Experimental study of amphibole interaction with H2O–NaCl Fluid at 900°C, 500 MPa: toward granulite facies melting and mass transfer

Abstract

Interaction between natural pargasite [Prg, SiO2 = 43.89 wt %, FeO/(FeO + MgO) = 0.35, (Na + K)A = 0.51] and H2O–NaCl fluid, whose composition (NaCl mole fraction) varied within the range X NaCl = NaCl/(NaCl + H2O) = 0–0.45, was experimentally studied in an internally heated apparatus at 900°C and 500 MPa. Natural pargasite begins to melt at a temperature 120–150°C lower than its synthetic analogue. In the presence of pure H2O, the subliquidus mineral assemblage involves amphibole Hbl 1, whose composition is closely similar to the starting Prg, clinopyroxene Cpx, calcic plagioclase Pl, and minor amounts of hercynite-magnetite spinel.
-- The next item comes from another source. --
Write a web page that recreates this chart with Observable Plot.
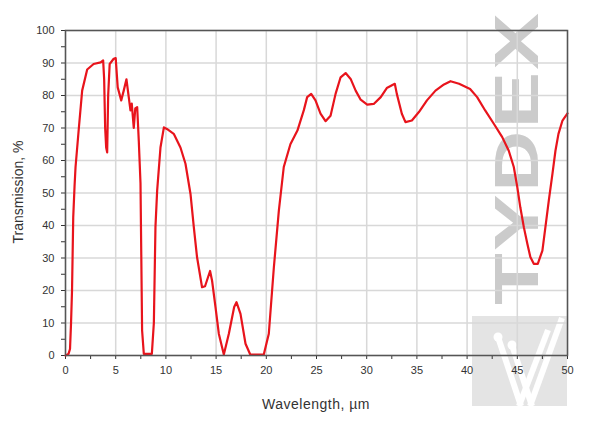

With increasing X NaCl, the subliquidus assemblage systematically changed: calcic plagioclase disappeared and more Fe- rich amphibole Hbl 2 appeared at X NaCl = 0.07; Cpx disappeared at X NaCl = 0.14; and appearance of Na-Phl compositionally close to wonesite and almost complete disappearance of Hbl 1 was observed at X NaCl = 0.31. The composition of the melt also changed: its Na2O gradually increased (from 1.5 to 9–10 wt %), and CaO and SiO2 decreased(from 8.6 to 2 wt % and from 64 to 60 wt %, respectively, in recalculation to the anhydrous basis); at X NaCl ≥ 0.35, the melt was transformed from quartz- to nepheline-normative. The maximum Cl concentration of 1.2 wt % was measured in the melt poorest in SiO2. The experimental products contained spherical objects less than 10 μm in diameter that consisted of material that precipitated from the quenched fluid. These particles are richer than the melt in SiO2 (62–80 wt %) and poorer in Al2O3 (11–19 wt %) in experiments with X NaCl ≤ 0.24, but the differences between the compositions of the melt and particles decreased with increasing XNaCl. The relatively high concentrations of aluminosilicate material in the fluid is most likely explained by the high solubility of the melt in the fluid phase, with the formation in the fluid aqueous Si, Al–Si, Na–Al–Si, and other polymeric species. It is suggested that interaction of host rocks with such fluids, rich in granitic components, might be responsible for granitization (charnockitization) of mafic, and, particularly, ultramafic rocks described in the literature.